Brad Pitt and his Basterds, on the other hand, were nothing if not thorough. I wish they’d gotten more screen time. I am lost in awe at how well Pitt did with his part. “Aldo The Apache” was such a cartoon-character of a role, with the accent and the scar and the hillbilly imperturbability, it would have been easy to push it into sheer burlesque.
But Pitt was able to make Aldo work, somehow. I’m amazed at how Pitt was able to contort and hold his face in that odd, bulldoggish expression. Did he have prosthetics on his chin and forehead to give him that look?
(The character of the English officer, Lt. Hicox, was actually much more of a cartoonish, stiff-upper-lipped Brit, although I had a sense that Tarantino did that on purpose. And I did not even recognize Mike Myers in his little bit as an English officer.)
Quibble: The scene where Landa slips the shoe, Cinderella-style, onto Bridget von Hammersmark’s foot and thus identifies her as a traitor was good – but I would have liked it better if the shoe had not fit. Remember: there was another woman in the tavern, the young barmaid. It could have been hers. There could have been a big build-up of tension and then – the shoe obviously isn’t her size. Hammersmark would have breathed a sigh of relief, thinking herself safe, and then Landa would have killed her anyway. That’s how I would have done that scene.
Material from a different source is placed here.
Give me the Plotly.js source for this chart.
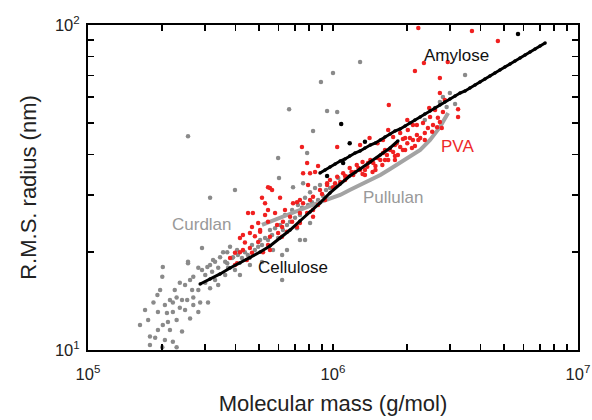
<!DOCTYPE html>
<html>
<head>
<meta charset="utf-8">
<script src="https://cdn.plot.ly/plotly-3.0.1.min.js"></script>
<style>html,body{margin:0;padding:0;background:#fff;}#chart{width:592px;height:420px;}</style>
</head>
<body>
<div id="chart"></div>
<script>
// ---- data (molecular mass g/mol, R.M.S. radius nm) ----
const curdlanM = [1.00e6,8.93e5,6.62e5,9.46e5,8.29e5,2.56e5,5.97e5,7.84e5,6.02e5,6.87e5,7.55e5,1.29e6,3.46e6,1.04e6,3.15e5,3.98e5,6.20e5,7.69e5,8.06e5,
  2.02e5,2.01e5,2.56e5,2.37e5,2.69e5,2.82e5,2.92e5,3.07e5,3.30e5,3.46e5,3.56e5,3.40e5,3.01e5,2.82e5,2.66e5,2.69e5,2.54e5,2.42e5,2.30e5,2.16e5,2.22e5,2.06e5,1.92e5,1.85e5,1.93e5,2.10e5,2.22e5,2.37e5,2.49e5,2.69e5,2.87e5,3.09e5,2.82e5,2.30e5,2.12e5,2.02e5,1.76e5,1.93e5,2.16e5,2.42e5,1.79e5,1.88e5,2.06e5,2.22e5,2.30e5,1.79e5,2.01e5,
  2.92e5,2.56e5,3.70e5,3.24e5,3.91e5,4.06e5,3.70e5,3.80e5,7.13e5,6.49e5,5.69e5,
  3.01e5,3.21e5,3.40e5,3.63e5,3.73e5,3.87e5,4.09e5,4.25e5,4.37e5,4.49e5,4.67e5,4.80e5,4.95e5,5.04e5,5.13e5,5.28e5,5.43e5,5.53e5,5.64e5,5.80e5,5.97e5,6.08e5,6.25e5,6.37e5,6.49e5,6.68e5,6.81e5,7.00e5,7.19e5,7.33e5,7.47e5,7.69e5,7.91e5,8.06e5,8.21e5,8.45e5,8.69e5,8.85e5,9.11e5,9.37e5,9.72e5,1.02e6,1.05e6,2.81e6,3.00e6,3.15e6,2.91e6,2.73e6,2.37e6,2.61e6,
  2.26e5,2.49e5,2.61e5,3.15e5,3.30e5,3.63e5,3.98e5,4.17e5,2.61e5,1.97e5,1.71e5,1.63e5,3.15e5,4.58e5,5.13e5,6.20e5,7.33e5];
const curdlanR = [71.2,66.8,55.1,54.4,47.2,45.5,39.0,40.4,33.8,31.7,32.6,76.9,70.16,54.0,29.4,31.07,16.42,21.80,24.6,
  18.0,16.8,18.5,16.1,16.8,17.9,17.63,18.0,18.7,19.3,20.0,15.85,16.1,15.30,15.30,14.5,14.25,14.25,14.5,14.25,14.0,13.76,14.77,14.0,13.1,13.0,13.1,13.5,13.28,13.76,14.0,14.0,13.1,12.37,12.2,11.94,12.37,11.52,11.52,11.4,11.0,10.9,10.73,10.6,10.2,10.36,10.2,
  20.6,18.7,18.5,18.92,19.3,20.31,20.0,20.8,23.7,20.31,20.31,
  17.02,17.4,17.9,18.7,17.9,19.2,19.61,19.2,20.0,19.61,21.05,20.31,20.8,21.80,21.05,22.1,21.80,23.40,22.59,23.7,22.1,24.25,23.40,26.03,24.25,24.8,26.97,25.5,27.94,26.03,27.4,29.4,27.94,30.6,28.5,31.5,28.94,32.19,29.8,31.07,31.5,32.19,33.8,60.0,61.8,57.1,55.9,58.0,51.02,55.5,
  15.30,15.85,16.42,15.5,16.42,17.02,17.63,17.02,12.5,15.30,13.28,11.94,18.27,18.27,18.65,19.61,21.80];

const pullulanM = [5.13e5,5.53e5,6.08e5,6.68e5,7.33e5,8.06e5,8.85e5,9.72e5,1.07e6,1.17e6,1.29e6,1.42e6,1.56e6,1.71e6,1.88e6,2.06e6,2.27e6,2.49e6,2.73e6,2.95e6];
const pullulanR = [24.25,24.77,25.48,26.22,26.97,27.74,28.53,29.15,29.99,31.07,32.19,33.35,34.55,36.05,37.62,39.25,41.25,44.28,48.5,53.6];

const pvaM = [2.23e6,3.69e6,4.71e6,2.16e6,2.73e6,2.94e6,2.35e6,1.69e6,2.47e6,3.24e6,3.24e6,1.04e6,1.41e6,1.29e6,7.47e5,7.84e5,8.69e5,7.55e5,8.06e5,9.46e5,5.53e5,
  1.68e6,2.01e6,2.12e6,2.27e6,2.06e6,1.93e6,1.82e6,1.71e6,1.60e6,1.52e6,1.42e6,1.32e6,1.25e6,1.17e6,1.10e6,1.04e6,9.72e5,1.00e6,1.07e6,1.14e6,1.21e6,1.29e6,1.38e6,1.46e6,1.56e6,1.66e6,1.76e6,1.88e6,2.01e6,2.12e6,2.20e6,2.73e6,2.86e6,2.61e6,2.73e6,2.78e6,2.49e6,2.33e6,2.20e6,2.02e6,1.88e6,1.76e6,1.60e6,1.52e6,
  1.12e6,1.23e6,1.35e6,1.49e6,1.63e6,1.79e6,1.97e6,2.16e6,2.37e6,2.54e6,2.66e6,2.44e6,1.35e6,1.45e6,1.79e6,
  1.02e6,1.12e6,1.19e6,1.27e6,1.32e6,1.39e6,1.49e6,1.59e6,1.68e6,1.84e6,1.93e6,2.10e6,2.23e6,2.37e6,2.56e6,2.68e6,2.81e6,1.63e6,1.79e6,1.97e6,
  5.43e5,5.64e5,6.08e5,5.28e5,5.13e5,4.50e5,4.71e5,5.28e5,5.80e5,4.95e5,5.43e5,5.91e5,6.20e5,4.29e5,4.58e5,5.04e5,4.37e5,4.17e5,4.58e5,5.43e5,5.18e5,3.98e5,4.45e5,6.87e5,7.33e5,8.29e5,8.85e5,9.46e5,7.84e5,8.29e5,7.33e5,6.68e5,6.19e5,8.45e5,7.91e5,7.13e5,7.55e5,8.06e5,9.02e5,7.33e5,8.29e5,5.43e5,6.25e5,6.81e5,7.13e5,5.04e5,4.67e5,4.17e5,4.95e5,5.53e5,5.97e5,6.49e5,3.98e5,4.29e5,4.67e5,5.53e5,4.06e5,3.80e5,4.80e5,6.37e5,9.28e5,8.69e5];
const pvaR = [97.9,95.8,89.3,72.2,68.7,76.9,76.4,56.73,55.5,55.1,52.1,42.1,44.9,42.73,42.1,37.6,36.8,35.0,35.0,32.6,31.5,
  47.53,51.02,49.24,44.9,44.9,44.6,43.3,41.25,40.4,39.0,38.43,37.9,37.09,36.3,35.0,34.1,33.35,31.7,32.9,34.1,34.55,35.80,36.6,37.6,38.43,39.81,40.7,42.1,43.3,44.28,45.87,61.8,58.78,54.76,50.3,48.2,52.1,49.9,49.24,47.53,46.5,45.2,44.28,43.3,
  33.35,35.3,35.80,36.8,38.43,39.5,41.25,42.4,44.28,46.9,48.5,48.2,34.55,35.3,38.43,
  32.6,34.3,35.3,36.3,34.8,37.6,35.80,37.09,38.43,39.81,41.25,41.8,44.28,46.5,49.24,51.8,53.99,41.25,42.73,44.9,
  31.7,31.07,29.4,28.3,29.4,26.4,26.4,26.03,26.4,24.6,24.8,24.25,23.9,22.59,22.9,23.1,21.4,20.0,20.6,21.05,20.0,18.27,18.92,28.3,28.94,29.6,31.07,32.19,26.4,25.7,24.6,25.7,22.3,35.3,32.19,28.5,28.3,28.94,30.2,26.4,26.97,26.97,24.8,24.8,23.9,23.40,23.9,22.1,21.5,22.3,22.9,23.1,19.9,20.31,19.9,20.31,18.5,19.2,22.4,26.97,28.94,27.94];

const celluloseM = [2.87e5,3.15e5,3.46e5,3.80e5,4.17e5,4.58e5,5.04e5,5.53e5,6.08e5,6.68e5,7.33e5,8.06e5,8.85e5,9.72e5,1.07e6,1.17e6,1.29e6,1.42e6,1.56e6,1.71e6,1.84e6];
const celluloseR = [15.96,16.54,17.14,17.88,18.53,19.19,20.02,20.90,22.11,23.40,24.94,26.59,28.34,30.42,32.42,34.31,36.05,37.89,39.81,41.84,43.97];

const amyloseM = [8.85e5,9.28e5,9.72e5,1.02e6,1.07e6,1.12e6,1.17e6,1.23e6,1.29e6,1.35e6,1.42e6,1.49e6,1.56e6,1.63e6,1.71e6,1.79e6,1.88e6,1.97e6,2.06e6,2.16e6,2.27e6,2.37e6,2.49e6,2.61e6,2.73e6,2.86e6,3.00e6,3.15e6,3.30e6,3.46e6,3.62e6,3.80e6,3.98e6,4.17e6,4.37e6,4.58e6,4.80e6,5.03e6,5.28e6,5.53e6,5.80e6,6.08e6,6.37e6,6.68e6,7.00e6,7.34e6];
const amyloseR = [35.04,35.80,36.57,37.35,38.16,38.70,39.53,40.38,40.96,41.84,42.73,43.34,44.28,45.22,46.20,47.19,47.87,48.89,49.94,51.02,52.10,53.23,54.37,55.54,56.73,57.95,59.20,60.46,61.76,62.66,64.00,65.36,66.78,68.21,69.67,71.16,72.70,74.25,75.84,77.49,79.16,80.84,82.59,84.36,86.16,88.01];

const blackExtraM = [5.69e6,1.08e6,1.17e6,1.35e6,1.10e6,9.46e5];
const blackExtraR = [93.8,49.6,43.3,43.7,37.6,34.3];

// ticks: powers of ten labelled, intermediate digits unlabelled
const xTickVals = [1e5,2e5,3e5,4e5,5e5,6e5,7e5,8e5,9e5,1e6,2e6,3e6,4e6,5e6,6e6,7e6,8e6,9e6,1e7];
const xTickText = ['10<sup>5</sup>','','','','','','','','','10<sup>6</sup>','','','','','','','','','10<sup>7</sup>'];
const yTickVals = [10,20,30,40,50,60,70,80,90,100];
const yTickText = ['10<sup>1</sup>','','','','','','','','','10<sup>2</sup>'];

const labels = [
  {text:'Amylose', M:3.18e6, R:80.4, color:'#111111'},
  {text:'PVA', M:3.21e6, R:42.2, color:'#ee2a2a'},
  {text:'Pullulan', M:1.76e6, R:29.4, color:'#999999'},
  {text:'Curdlan', M:2.92e5, R:24.4, color:'#999999'},
  {text:'Cellulose', M:6.87e5, R:17.9, color:'#111111'}
];

const FONT = '"Liberation Sans", Arial, Helvetica, sans-serif';

const traces = [
  {x: curdlanM, y: curdlanR, mode:'markers', type:'scatter', name:'Curdlan',
   marker:{color:'#8a8a8a', size:4.5}},
  {x: pullulanM, y: pullulanR, mode:'lines', type:'scatter', name:'Pullulan',
   line:{color:'#a3a3a3', width:4}},
  {x: pvaM, y: pvaR, mode:'markers', type:'scatter', name:'PVA',
   marker:{color:'#f02020', size:4.5}},
  {x: celluloseM, y: celluloseR, mode:'lines+markers', type:'scatter', name:'Cellulose',
   line:{color:'#000000', width:3}, marker:{color:'#000000', size:3.5}},
  {x: amyloseM, y: amyloseR, mode:'lines+markers', type:'scatter', name:'Amylose',
   line:{color:'#000000', width:3}, marker:{color:'#000000', size:3.5}},
  {x: blackExtraM, y: blackExtraR, mode:'markers', type:'scatter', name:'Amylose extra',
   marker:{color:'#000000', size:4.5}}
];

const axisCommon = {
  type:'log', showgrid:false, zeroline:false, showline:true, linecolor:'#000', linewidth:2,
  mirror:'ticks', ticks:'inside', ticklen:6, tickwidth:1.6, tickcolor:'#000',
  tickmode:'array', tickfont:{family:FONT, size:16.5, color:'#222'}
};

const layout = {
  width:592, height:420,
  margin:{l:88, r:14, t:25, b:70},
  paper_bgcolor:'#fff', plot_bgcolor:'#fff',
  showlegend:false,
  font:{family:FONT, color:'#222'},
  xaxis: Object.assign({}, axisCommon, {
    range:[5,7], tickvals:xTickVals, ticktext:xTickText, ticklabelstandoff:8,
    title:{text:'Molecular mass (g/mol)', font:{family:FONT, size:22, color:'#222'}, standoff:14}
  }),
  yaxis: Object.assign({}, axisCommon, {
    range:[1,2], tickvals:yTickVals, ticktext:yTickText, ticklabelstandoff:3,
    title:{text:'R.M.S. radius (nm)', font:{family:FONT, size:22, color:'#222'}, standoff:12}
  }),
  annotations: labels.map(l => ({
    x: Math.log10(l.M), y: Math.log10(l.R), xref:'x', yref:'y',
    text: l.text, showarrow:false, font:{family:FONT, size:17, color:l.color}
  }))
};

Plotly.newPlot('chart', traces, layout, {displayModeBar:false, staticPlot:true});
</script>
</body>
</html>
Can I just admit how much I loved that Tarantino used the “Cat People” theme song in his movie? That’s such a great, cheesy, slick eighties-pop-ballad. Was it anachronistic? Maybe, but the whole damn movie is alternate history anyway, so why get hung up on little details like that? I remarked to Monk, “That song was on a lot of my early ‘sex mix’ tapes.” He replied, “Honey, that was on everyone’s ‘sex mix’ tapes.”
So I don’t think it’s my favorite movie in the world, but I enjoyed it well enough, and I think, basically, it’s Quentin Tarantino. If you like Quentin, and you’re all right with brutal, violent imagery, and you’re in the mood for a movie that has nothing at all to do with actual history of the Nazis and World War II, then you’ll probably like the film. The man has a definite style, and I have to admire him for doing what he wants, exactly the way he wants.
It dragged a bit, mostly at the beginning. The opening sequence with Nazi officer Hans Landa and the French farmer, for example, could have been tightened up considerably. Still, there was always a payoff at the end of the scene. Was I the only person who watched Landa drink that glass of milk, and remembered Samuel Jackson drinking the Sprite of the boy he’s about to murder in Pulp Fiction? In Tarantino movies, people who come into your house and suck down your beverages are most likely about to kill someone.
The actor, Christopher Waltz, has won awards for the role, but I actually found Landa a little too cheerfully, charmingly evil. He needed a touch more menace for my taste – a little more Christopher Walken, or perhaps John Malkovich.
Loose end: Later, in the strudel scene, did Landa realize that Emmanuelle Mimieux was actually Shoshanna Drefuss? I was unable to tell. I thought he did, when he drank another glass of milk, but it was never made clear.
Emmanuelle Mimieux was, of course, a tragic heroine. And beautiful - Tarantino made Melanie Laurent look like a gorgeous young Ingrid Bergman in the shots of her preparing for the premiere. But will those girls ever learn: once you've plugged the villain and he's down, go shoot him again in the back of the head! As soon as I saw the oh-so-smug Frederick Zoller fall, I thought “He’s going to sit up in a minute, all bloody, and shoot her.” Which was sort of academic, since (I think) she and her lover were planning on dying in the fire anyway. But still – if you’re going to kill the bad guy, kill him very, very thoroughly.
Brad Pitt and his Basterds, on the other hand, were nothing if not thorough. I wish they’d gotten more screen time. I am lost in awe at how well Pitt did with his part. “Aldo The Apache” was such a cartoon-character of a role, with the accent and the scar and the hillbilly imperturbability, it would have been easy to push it into sheer burlesque.
But Pitt was able to make Aldo work, somehow. I’m amazed at how Pitt was able to contort and hold his face in that odd, bulldoggish expression. Did he have prosthetics on his chin and forehead to give him that look?
(The character of the English officer, Lt. Hicox, was actually much more of a cartoonish, stiff-upper-lipped Brit, although I had a sense that Tarantino did that on purpose. And I did not even recognize Mike Myers in his little bit as an English officer.)
Quibble: The scene where Landa slips the shoe, Cinderella-style, onto Bridget von Hammersmark’s foot and thus identifies her as a traitor was good – but I would have liked it better if the shoe had not fit. Remember: there was another woman in the tavern, the young barmaid. It could have been hers. There could have been a big build-up of tension and then – the shoe obviously isn’t her size. Hammersmark would have breathed a sigh of relief, thinking herself safe, and then Landa would have killed her anyway. That’s how I would have done that scene.
Can I just admit how much I loved that Tarantino used the “Cat People” theme song in his movie? That’s such a great, cheesy, slick eighties-pop-ballad. Was it anachronistic? Maybe, but the whole damn movie is alternate history anyway, so why get hung up on little details like that? I remarked to Monk, “That song was on a lot of my early ‘sex mix’ tapes.” He replied, “Honey, that was on everyone’s ‘sex mix’ tapes.”
So I don’t think it’s my favorite movie in the world, but I enjoyed it well enough, and I think, basically, it’s Quentin Tarantino. If you like Quentin, and you’re all right with brutal, violent imagery, and you’re in the mood for a movie that has nothing at all to do with actual history of the Nazis and World War II, then you’ll probably like the film. The man has a definite style, and I have to admire him for doing what he wants, exactly the way he wants.